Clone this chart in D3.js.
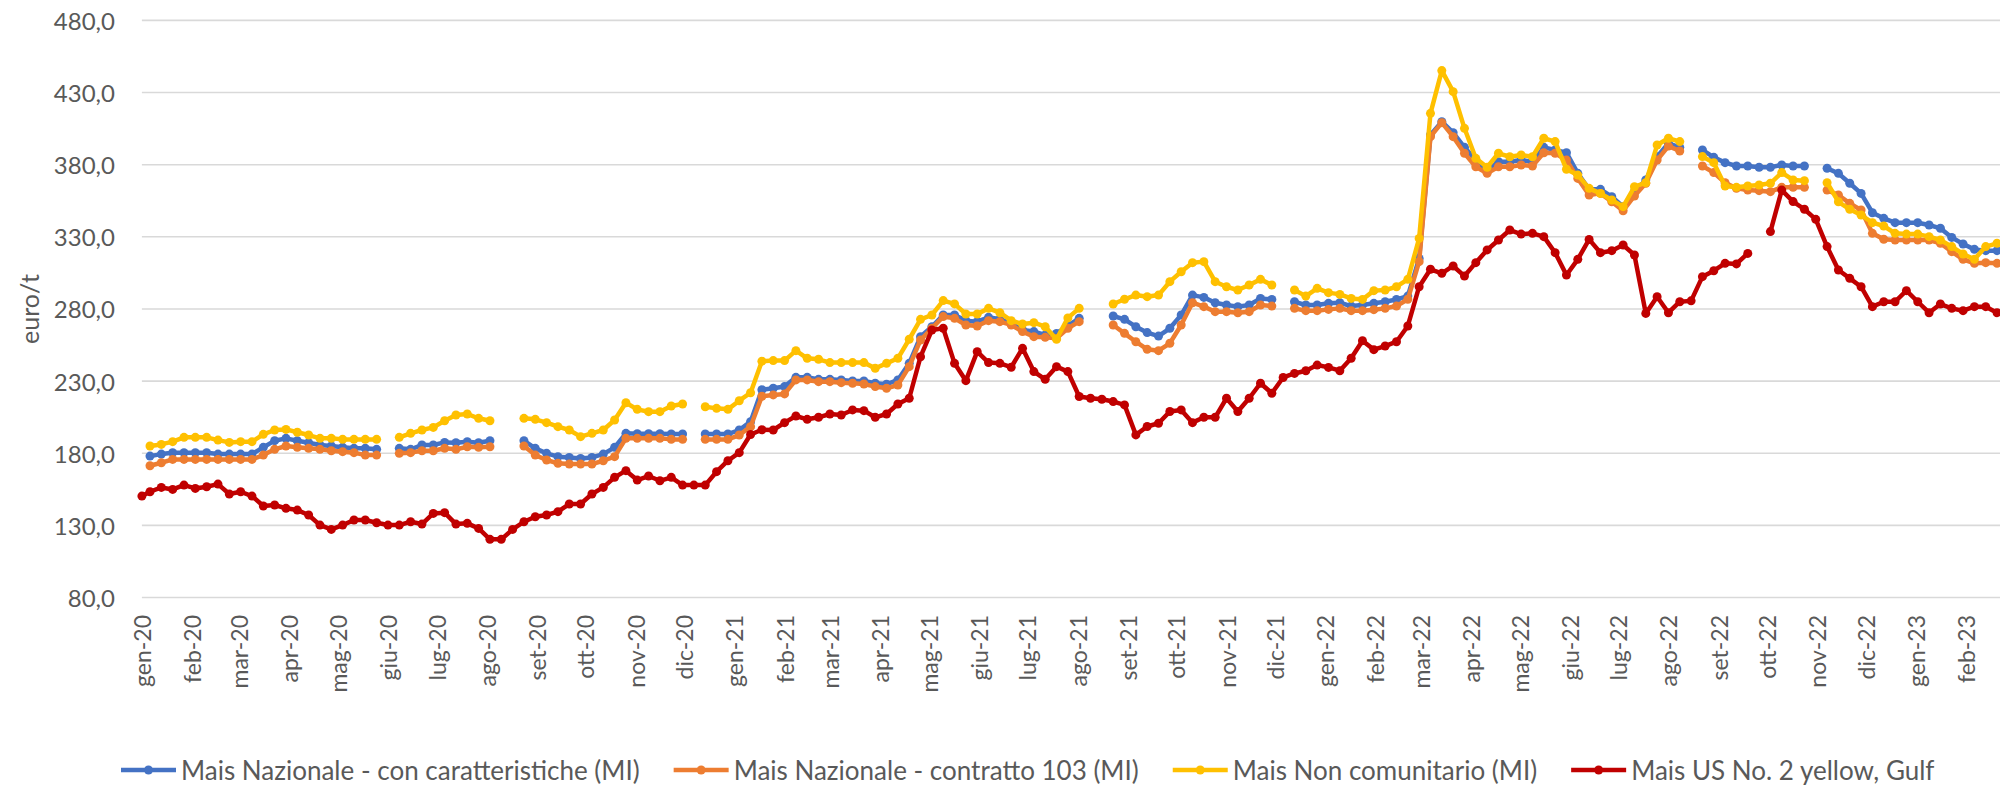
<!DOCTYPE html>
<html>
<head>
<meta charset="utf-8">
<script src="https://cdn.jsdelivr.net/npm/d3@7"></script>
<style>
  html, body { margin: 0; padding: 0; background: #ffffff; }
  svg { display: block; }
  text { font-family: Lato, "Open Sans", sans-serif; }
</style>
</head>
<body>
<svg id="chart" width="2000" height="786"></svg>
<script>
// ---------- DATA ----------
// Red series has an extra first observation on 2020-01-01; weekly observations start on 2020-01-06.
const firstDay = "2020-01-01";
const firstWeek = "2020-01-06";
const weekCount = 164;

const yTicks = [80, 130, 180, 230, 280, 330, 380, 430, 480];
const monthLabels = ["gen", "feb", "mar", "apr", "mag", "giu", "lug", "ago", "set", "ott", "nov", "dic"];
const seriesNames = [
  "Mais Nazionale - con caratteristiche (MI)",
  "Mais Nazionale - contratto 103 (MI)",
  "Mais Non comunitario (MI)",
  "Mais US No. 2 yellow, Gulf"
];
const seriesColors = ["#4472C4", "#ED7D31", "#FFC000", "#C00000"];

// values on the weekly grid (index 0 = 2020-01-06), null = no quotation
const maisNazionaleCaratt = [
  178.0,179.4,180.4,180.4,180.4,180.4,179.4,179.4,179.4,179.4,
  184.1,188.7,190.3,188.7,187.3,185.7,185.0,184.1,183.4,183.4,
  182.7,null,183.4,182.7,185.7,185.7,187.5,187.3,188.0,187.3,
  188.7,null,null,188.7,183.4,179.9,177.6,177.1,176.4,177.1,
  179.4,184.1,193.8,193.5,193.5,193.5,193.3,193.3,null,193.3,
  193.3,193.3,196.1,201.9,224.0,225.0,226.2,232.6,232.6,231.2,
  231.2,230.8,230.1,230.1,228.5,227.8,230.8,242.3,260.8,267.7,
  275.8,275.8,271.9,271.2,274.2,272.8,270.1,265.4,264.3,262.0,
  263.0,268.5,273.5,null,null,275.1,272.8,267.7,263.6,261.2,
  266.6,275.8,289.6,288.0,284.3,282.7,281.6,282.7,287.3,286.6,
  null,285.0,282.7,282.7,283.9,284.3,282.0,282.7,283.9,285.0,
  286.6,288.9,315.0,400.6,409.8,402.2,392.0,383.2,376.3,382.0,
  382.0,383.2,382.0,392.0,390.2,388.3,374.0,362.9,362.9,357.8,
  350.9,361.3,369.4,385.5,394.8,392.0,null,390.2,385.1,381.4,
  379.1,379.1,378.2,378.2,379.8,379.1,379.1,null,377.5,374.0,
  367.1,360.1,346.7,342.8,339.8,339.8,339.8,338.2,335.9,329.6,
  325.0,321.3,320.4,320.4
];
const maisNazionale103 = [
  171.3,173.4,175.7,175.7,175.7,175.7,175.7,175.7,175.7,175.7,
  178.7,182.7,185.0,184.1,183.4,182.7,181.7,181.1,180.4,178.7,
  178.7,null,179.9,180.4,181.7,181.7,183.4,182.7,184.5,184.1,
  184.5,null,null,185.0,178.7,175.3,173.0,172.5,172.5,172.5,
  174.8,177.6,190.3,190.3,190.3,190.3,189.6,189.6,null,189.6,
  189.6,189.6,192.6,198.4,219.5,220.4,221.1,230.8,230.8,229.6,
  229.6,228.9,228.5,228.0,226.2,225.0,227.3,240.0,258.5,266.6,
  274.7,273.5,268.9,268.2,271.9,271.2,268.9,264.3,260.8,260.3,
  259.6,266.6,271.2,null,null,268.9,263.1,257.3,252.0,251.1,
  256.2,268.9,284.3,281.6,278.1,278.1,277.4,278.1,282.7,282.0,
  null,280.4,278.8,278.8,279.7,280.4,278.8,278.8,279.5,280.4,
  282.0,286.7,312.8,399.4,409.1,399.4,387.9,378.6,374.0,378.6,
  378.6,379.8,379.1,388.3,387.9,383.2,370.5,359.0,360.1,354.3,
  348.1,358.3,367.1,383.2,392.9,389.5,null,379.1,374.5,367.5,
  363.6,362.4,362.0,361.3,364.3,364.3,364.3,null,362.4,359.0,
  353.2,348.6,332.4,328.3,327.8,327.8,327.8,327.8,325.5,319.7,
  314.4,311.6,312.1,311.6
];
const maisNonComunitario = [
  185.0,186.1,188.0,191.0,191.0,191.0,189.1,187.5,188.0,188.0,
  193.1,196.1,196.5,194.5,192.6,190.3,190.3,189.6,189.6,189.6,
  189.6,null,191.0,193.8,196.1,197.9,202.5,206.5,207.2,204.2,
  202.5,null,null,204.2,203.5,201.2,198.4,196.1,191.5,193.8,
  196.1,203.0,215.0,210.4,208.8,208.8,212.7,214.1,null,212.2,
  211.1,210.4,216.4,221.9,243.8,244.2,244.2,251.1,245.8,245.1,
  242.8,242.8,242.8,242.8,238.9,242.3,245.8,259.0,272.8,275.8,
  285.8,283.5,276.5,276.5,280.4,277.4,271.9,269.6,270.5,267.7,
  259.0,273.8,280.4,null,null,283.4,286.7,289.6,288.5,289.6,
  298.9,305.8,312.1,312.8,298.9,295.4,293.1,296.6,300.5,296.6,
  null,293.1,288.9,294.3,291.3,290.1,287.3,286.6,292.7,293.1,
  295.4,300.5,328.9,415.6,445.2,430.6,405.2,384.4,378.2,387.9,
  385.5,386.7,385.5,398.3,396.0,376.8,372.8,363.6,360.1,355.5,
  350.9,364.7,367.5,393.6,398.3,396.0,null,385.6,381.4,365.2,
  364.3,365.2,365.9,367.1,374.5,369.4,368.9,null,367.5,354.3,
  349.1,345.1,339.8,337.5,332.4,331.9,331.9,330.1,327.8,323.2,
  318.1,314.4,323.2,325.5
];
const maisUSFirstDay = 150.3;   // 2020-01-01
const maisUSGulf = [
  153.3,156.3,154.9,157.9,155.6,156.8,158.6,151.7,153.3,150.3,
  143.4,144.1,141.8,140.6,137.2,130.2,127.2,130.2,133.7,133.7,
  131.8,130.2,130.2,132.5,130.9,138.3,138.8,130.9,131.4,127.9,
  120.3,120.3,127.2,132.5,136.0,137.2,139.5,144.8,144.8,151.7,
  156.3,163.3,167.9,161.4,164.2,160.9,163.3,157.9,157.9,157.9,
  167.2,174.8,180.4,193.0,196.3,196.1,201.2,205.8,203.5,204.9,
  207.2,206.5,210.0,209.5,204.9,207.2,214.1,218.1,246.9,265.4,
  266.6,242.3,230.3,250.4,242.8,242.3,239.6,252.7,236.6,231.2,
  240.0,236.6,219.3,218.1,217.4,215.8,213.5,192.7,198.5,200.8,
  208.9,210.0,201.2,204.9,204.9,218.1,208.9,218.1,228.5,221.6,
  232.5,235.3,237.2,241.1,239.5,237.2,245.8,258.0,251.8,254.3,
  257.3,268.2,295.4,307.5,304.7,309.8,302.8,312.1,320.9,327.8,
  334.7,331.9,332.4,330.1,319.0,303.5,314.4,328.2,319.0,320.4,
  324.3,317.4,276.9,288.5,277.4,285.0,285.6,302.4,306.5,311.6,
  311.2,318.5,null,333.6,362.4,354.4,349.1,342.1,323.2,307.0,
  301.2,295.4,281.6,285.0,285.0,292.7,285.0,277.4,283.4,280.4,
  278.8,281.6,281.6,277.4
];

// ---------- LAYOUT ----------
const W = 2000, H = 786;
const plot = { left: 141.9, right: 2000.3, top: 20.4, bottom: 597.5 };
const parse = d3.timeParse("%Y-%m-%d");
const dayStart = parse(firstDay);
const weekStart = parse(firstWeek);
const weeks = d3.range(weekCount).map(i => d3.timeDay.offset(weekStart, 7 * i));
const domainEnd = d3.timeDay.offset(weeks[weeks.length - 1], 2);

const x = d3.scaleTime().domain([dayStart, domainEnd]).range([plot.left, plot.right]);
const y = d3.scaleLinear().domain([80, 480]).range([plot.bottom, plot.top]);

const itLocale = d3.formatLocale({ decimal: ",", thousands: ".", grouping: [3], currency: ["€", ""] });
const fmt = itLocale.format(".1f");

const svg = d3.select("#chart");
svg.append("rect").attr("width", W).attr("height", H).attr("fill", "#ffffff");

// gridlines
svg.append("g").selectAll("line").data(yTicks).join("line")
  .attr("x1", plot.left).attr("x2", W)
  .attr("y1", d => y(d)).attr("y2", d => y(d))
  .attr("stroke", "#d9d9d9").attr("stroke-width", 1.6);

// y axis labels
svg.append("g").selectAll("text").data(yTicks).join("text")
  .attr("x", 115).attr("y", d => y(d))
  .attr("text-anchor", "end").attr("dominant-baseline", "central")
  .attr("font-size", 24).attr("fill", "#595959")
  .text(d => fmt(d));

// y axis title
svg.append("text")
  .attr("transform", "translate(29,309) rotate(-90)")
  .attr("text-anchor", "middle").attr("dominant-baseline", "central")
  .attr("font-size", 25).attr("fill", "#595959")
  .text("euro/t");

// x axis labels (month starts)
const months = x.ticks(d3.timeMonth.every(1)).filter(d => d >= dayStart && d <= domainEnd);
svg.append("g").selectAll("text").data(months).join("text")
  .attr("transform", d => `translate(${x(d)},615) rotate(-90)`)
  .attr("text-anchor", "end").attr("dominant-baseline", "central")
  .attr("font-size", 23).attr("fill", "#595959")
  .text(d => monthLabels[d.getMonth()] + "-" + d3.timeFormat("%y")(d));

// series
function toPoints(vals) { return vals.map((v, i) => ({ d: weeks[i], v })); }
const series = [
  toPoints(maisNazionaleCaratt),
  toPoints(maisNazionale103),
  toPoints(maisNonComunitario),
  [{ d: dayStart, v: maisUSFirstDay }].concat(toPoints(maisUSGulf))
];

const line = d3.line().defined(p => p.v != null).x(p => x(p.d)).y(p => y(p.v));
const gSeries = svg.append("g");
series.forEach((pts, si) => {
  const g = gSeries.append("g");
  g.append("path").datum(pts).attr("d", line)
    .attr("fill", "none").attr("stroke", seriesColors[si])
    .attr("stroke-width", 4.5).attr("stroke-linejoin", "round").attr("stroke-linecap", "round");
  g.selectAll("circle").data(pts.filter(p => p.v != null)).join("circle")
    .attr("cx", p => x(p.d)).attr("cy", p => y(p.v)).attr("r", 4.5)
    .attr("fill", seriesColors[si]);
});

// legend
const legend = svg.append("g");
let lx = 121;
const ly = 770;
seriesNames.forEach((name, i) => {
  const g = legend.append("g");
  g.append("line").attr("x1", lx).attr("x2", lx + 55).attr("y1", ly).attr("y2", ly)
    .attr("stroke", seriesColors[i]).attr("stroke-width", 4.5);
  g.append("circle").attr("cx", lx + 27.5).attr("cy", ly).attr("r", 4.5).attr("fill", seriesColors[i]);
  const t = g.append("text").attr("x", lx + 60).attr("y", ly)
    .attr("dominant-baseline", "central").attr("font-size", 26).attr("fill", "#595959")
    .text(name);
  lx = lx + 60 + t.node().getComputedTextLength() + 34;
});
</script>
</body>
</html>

■ TASK DETAILS: Repeat only the lines from the beginning of the material through the line containing "const weekCount = 164;", both ends kept, leaving pictures out.

■ SOLVED EXERCISE:
Clone this chart in D3.js.
<!DOCTYPE html>
<html>
<head>
<meta charset="utf-8">
<script src="https://cdn.jsdelivr.net/npm/d3@7"></script>
<style>
  html, body { margin: 0; padding: 0; background: #ffffff; }
  svg { display: block; }
  text { font-family: Lato, "Open Sans", sans-serif; }
</style>
</head>
<body>
<svg id="chart" width="2000" height="786"></svg>
<script>
// ---------- DATA ----------
// Red series has an extra first observation on 2020-01-01; weekly observations start on 2020-01-06.
const firstDay = "2020-01-01";
const firstWeek = "2020-01-06";
const weekCount = 164;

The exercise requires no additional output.